Ceux qui brisent annoncent ceux qui créent
Cette ouverture ne l’éloignait pourtant pas de ce qui était une des bases de l’éducation à cette époque : l’étude du latin.
« J’aimais beaucoup le latin, qui a beaucoup contribué à la formation ou à la déformation de mon style, confiet- il à Elie Wiesel, au point même qu’aujourd’hui j’aurais tendance à déplorer que le latin fût si peu enseigné, parce qu’il me semble que le français, proche dans son rythme du rythme latin et dont nombre de mots trouvent leurs racines dans le latin, a été déconnecté de ses origines et s’est ainsi appauvri. (…) J’apprenais par coeur des passages entiers d’Horace ou de Virgile, je les décomposais, je les découpais d’après les rythmes latins presque mécaniquement. »3
« Élevé dans la culture classique où la composition et la récitation latine ordonnaient le nombre et la phrase, précise-t-il encore dans L’Abeille et l’architecte, cela a structuré mon langage. Trop parfois : j’ai conscience qu’il faut briser le moule. Ceux qui brisent annoncent ceux qui créent. »4
Dans le tumulte du Quartier latin
1934 : il monte à Paris pour entrer à l’université. Il est difficile de bien se représenter aujourd’hui la place qu’occupait alors la littérature, cette étrange passion nationale, dans la société française. Elle était alors accompagnée de ses cohortes de prêtres et de gendarmes. À la moindre étincelle elle devenait affaire d’État, traversant, stimulant ou simulant un débat politique portant sur l’essence et l’existence de la communauté nationale. En son nom, dans cette arène si particulière, les interpellations, les applaudissements et les condamnations fusaient sans ménagements. À la sortie de la Grande Guerre, dans les incertitudes qui marquaient le destin français, ce jeu ancien s’était violemment exacerbé.

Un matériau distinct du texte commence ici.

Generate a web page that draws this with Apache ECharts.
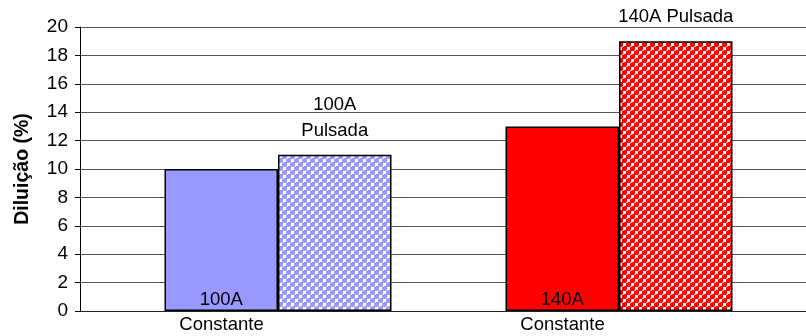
<!DOCTYPE html>
<html>
<head>
<meta charset="utf-8">
<script src="https://cdn.jsdelivr.net/npm/echarts@6/dist/echarts.min.js"></script>
<style>
  html, body { margin: 0; padding: 0; background: #fff; }
  #chart { width: 806px; height: 336px; }
</style>
</head>
<body>
<div id="chart"></div>
<script>
// Current groups and the two welding modes
const categories = ['100A', '140A'];
const axisLabels = ['Constante', 'Constante'];
const constanteValues = [10, 13];
const pulsadaValues = [11, 19];
const constanteLabels = ['100A', '140A'];
const pulsadaLabels = ['100A\nPulsada', '140A Pulsada'];
const groupColors = ['#9999ff', '#ff0000'];
const bubbleHighlights = ['#dcdcff', '#ffc0c0'];
const yTicks = { min: 0, max: 20, interval: 2 };

const FONT = '"Liberation Sans", Arial, sans-serif';

// Bubble-style fill used for the pulsed-current bars:
// staggered round beads with small white squares between them
function bubbleTile(color, light) {
  const c = document.createElement('canvas');
  c.width = 8; c.height = 8;
  const g = c.getContext('2d');
  g.fillStyle = '#ffffff';
  g.fillRect(0, 0, 8, 8);
  const centers = [[4, 4], [0, 0], [8, 0], [0, 8], [8, 8]];
  g.fillStyle = color;
  centers.forEach(([x, y]) => {
    g.beginPath();
    g.arc(x, y, 3.5, 0, Math.PI * 2);
    g.fill();
  });
  // white gaps
  g.fillStyle = '#ffffff';
  [[3, -1], [3, 7], [-1, 3], [7, 3]].forEach(([x, y]) => g.fillRect(x, y, 3, 3));
  // highlights
  g.fillStyle = light;
  centers.forEach(([x, y]) => g.fillRect(x - 2, y - 2, 2, 1));
  return { image: c, repeat: 'repeat' };
}

const chart = echarts.init(document.getElementById('chart'), null, { renderer: 'canvas' });

const textBase = { fontFamily: FONT, fontSize: 18.5, color: '#000' };

chart.setOption({
  animation: false,
  backgroundColor: '#ffffff',
  grid: [
    { left: 80, right: 0, top: 27, bottom: 25 },
    { left: 107.5, width: 682, top: 27, bottom: 25 }
  ],
  xAxis: [
    {
      gridIndex: 0, type: 'value', min: 0, max: 1,
      axisLine: { show: true, lineStyle: { color: '#222', width: 1 } },
      axisTick: { show: false }, axisLabel: { show: false }, splitLine: { show: false }
    },
    {
      gridIndex: 1, type: 'category', data: categories,
      axisLine: { show: false }, axisTick: { show: false }, splitLine: { show: false },
      axisLabel: Object.assign({}, textBase, {
        margin: 4, lineHeight: 20,
        padding: [0, 113, 0, 0],
        formatter: (v, i) => axisLabels[i]
      })
    }
  ],
  yAxis: [
    {
      gridIndex: 0, type: 'value', min: yTicks.min, max: yTicks.max, interval: yTicks.interval,
      name: 'Diluição (%)', nameLocation: 'middle', nameGap: 47,
      nameTextStyle: { fontFamily: FONT, fontSize: 19.5, fontWeight: 'bold', color: '#000' },
      axisLine: { show: true, lineStyle: { color: '#000', width: 1 } },
      axisTick: { show: true, length: 5, lineStyle: { color: '#000' } },
      axisLabel: Object.assign({}, textBase, { fontSize: 19, margin: 12 }),
      splitLine: { show: true, lineStyle: { color: '#555', width: 1 } }
    },
    {
      gridIndex: 1, type: 'value', min: yTicks.min, max: yTicks.max, interval: yTicks.interval,
      show: false, splitLine: { show: false }
    }
  ],
  series: [
    {
      name: 'Constante', type: 'bar', xAxisIndex: 1, yAxisIndex: 1,
      barWidth: 113.5, barGap: '0%',
      data: constanteValues.map((v, i) => ({
        value: v,
        itemStyle: { color: groupColors[i], borderColor: '#000', borderWidth: 1.5 },
        label: Object.assign({}, textBase, {
          show: true, position: 'insideBottom', distance: 2, lineHeight: 18,
          formatter: constanteLabels[i]
        })
      }))
    },
    {
      name: 'Pulsada', type: 'bar', xAxisIndex: 1, yAxisIndex: 1,
      barWidth: 113.5, barGap: '0%',
      data: pulsadaValues.map((v, i) => ({
        value: v,
        itemStyle: { color: bubbleTile(groupColors[i], bubbleHighlights[i]), borderColor: '#000', borderWidth: 1.5 },
        label: Object.assign({}, textBase, {
          show: true, position: 'top', distance: 11, lineHeight: 26,
          formatter: pulsadaLabels[i]
        })
      }))
    }
  ]
});
</script>
</body>
</html>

Au moment où il arrive à Paris, où il découvre le tumulte du Quartier latin, l’étudiant François Mitterrand ne peut pas passer à côté de ce bouillonnement.

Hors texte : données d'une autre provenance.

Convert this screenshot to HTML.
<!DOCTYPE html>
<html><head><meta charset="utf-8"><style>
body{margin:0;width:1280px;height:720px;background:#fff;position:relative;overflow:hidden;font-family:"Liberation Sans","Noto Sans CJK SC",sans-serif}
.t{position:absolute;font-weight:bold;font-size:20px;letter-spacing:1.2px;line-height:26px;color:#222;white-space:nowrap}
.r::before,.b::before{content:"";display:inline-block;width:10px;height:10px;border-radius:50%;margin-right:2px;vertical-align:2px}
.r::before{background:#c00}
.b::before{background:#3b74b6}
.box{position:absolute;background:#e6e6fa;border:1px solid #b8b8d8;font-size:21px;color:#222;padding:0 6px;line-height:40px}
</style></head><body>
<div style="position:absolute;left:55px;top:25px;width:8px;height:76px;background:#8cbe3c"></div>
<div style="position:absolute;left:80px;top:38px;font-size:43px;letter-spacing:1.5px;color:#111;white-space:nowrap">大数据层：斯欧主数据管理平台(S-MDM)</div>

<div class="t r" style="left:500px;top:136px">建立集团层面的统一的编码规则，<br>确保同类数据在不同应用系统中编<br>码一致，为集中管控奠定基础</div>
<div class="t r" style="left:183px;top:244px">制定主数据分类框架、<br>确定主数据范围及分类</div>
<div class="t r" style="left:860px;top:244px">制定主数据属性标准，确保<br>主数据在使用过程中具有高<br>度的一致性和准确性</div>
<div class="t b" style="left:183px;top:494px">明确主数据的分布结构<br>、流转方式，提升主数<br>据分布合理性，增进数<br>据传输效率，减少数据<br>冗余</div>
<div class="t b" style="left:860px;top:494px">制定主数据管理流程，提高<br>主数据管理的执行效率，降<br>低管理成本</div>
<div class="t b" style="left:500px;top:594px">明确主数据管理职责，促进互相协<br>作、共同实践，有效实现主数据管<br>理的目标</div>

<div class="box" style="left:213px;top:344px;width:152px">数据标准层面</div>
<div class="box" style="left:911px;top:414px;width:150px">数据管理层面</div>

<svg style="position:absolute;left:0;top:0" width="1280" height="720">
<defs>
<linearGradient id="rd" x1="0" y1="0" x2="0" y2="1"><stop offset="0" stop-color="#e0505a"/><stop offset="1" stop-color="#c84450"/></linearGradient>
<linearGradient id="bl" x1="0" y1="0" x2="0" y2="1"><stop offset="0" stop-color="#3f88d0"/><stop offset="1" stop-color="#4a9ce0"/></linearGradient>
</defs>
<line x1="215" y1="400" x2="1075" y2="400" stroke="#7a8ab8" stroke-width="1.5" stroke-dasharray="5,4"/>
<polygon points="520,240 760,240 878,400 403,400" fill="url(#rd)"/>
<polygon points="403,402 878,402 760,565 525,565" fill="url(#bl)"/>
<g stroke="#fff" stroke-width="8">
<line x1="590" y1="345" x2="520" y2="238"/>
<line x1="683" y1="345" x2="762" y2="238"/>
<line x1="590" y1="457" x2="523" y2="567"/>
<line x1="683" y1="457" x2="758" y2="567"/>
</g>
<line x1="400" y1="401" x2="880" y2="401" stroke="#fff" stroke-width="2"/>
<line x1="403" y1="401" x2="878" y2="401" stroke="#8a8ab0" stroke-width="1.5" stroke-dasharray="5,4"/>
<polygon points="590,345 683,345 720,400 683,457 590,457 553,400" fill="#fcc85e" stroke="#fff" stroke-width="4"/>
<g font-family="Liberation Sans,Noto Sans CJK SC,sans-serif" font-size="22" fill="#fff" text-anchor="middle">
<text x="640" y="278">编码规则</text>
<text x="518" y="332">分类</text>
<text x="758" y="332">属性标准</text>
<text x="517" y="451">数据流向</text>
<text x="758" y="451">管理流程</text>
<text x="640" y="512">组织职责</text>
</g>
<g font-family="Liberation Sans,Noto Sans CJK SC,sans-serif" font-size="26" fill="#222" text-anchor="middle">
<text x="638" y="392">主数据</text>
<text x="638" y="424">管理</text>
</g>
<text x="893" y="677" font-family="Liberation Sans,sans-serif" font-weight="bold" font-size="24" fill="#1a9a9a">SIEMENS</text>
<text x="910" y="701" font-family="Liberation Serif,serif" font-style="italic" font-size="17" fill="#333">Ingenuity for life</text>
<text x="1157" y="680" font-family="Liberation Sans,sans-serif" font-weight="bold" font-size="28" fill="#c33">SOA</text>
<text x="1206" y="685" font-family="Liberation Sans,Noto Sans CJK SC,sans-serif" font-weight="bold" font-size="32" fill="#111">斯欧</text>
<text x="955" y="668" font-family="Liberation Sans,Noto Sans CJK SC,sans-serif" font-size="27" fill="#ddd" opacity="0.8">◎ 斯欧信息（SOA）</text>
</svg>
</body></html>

« J’avais deux idées-forces en tête, raconte-t-il dans L’Abeille et l’architecte. L’une était d’aller au Vel’ d’Hiv’, temple des courses cyclistes. (…) Mon autre idée était de rencontrer les écrivains que, pour des raisons qui n’ont pas toutes résisté au temps, j’admirais. Quand j’écris “ rencontrer ”, on me croira si je précise que mon ambition se bornait au désir de les voir et de les entendre sans être connu d’eux. Je me rendis ainsi à la Mutualité où Gide, Malraux, Benda, tenaient des meetings antifascistes, à “ l’Union pour la vérité ” que fréquentait Bernanos, au Collège de France pour les leçons de Valéry. L’un des personnages qui m’intrigua, qui m’intéressa le plus fut Julien Benda. Avec son allure de gros chat angora, sa façon d’être et de s’exprimer n’éveillait ni sympathie ni chaleur. Mais l’exigence intellectuelle, l’absence de tout effet, de tout accent, le refus d’entraîner l’adhésion autrement que par la rigueur intérieure du discours fascinaient. »2
« J’ai connu bien des camarades qui avaient une sorte de génie pour, trois mois après leur arrivée à Paris, confie-t-il dans la même période à Pierre Boncenne, entrer dans l’intimité des écrivains qu’ils admiraient. Je n’avais pas ce don-là : trop de timidité, pas assez d’entregent. Je me contentais donc d’écouter. »[« Lire », [interview par Pierre Boncenne.]]
S’il se tient à distance, remué seulement par sa curiosité, il en est un qu’il approche pourtant directement : François Mauriac.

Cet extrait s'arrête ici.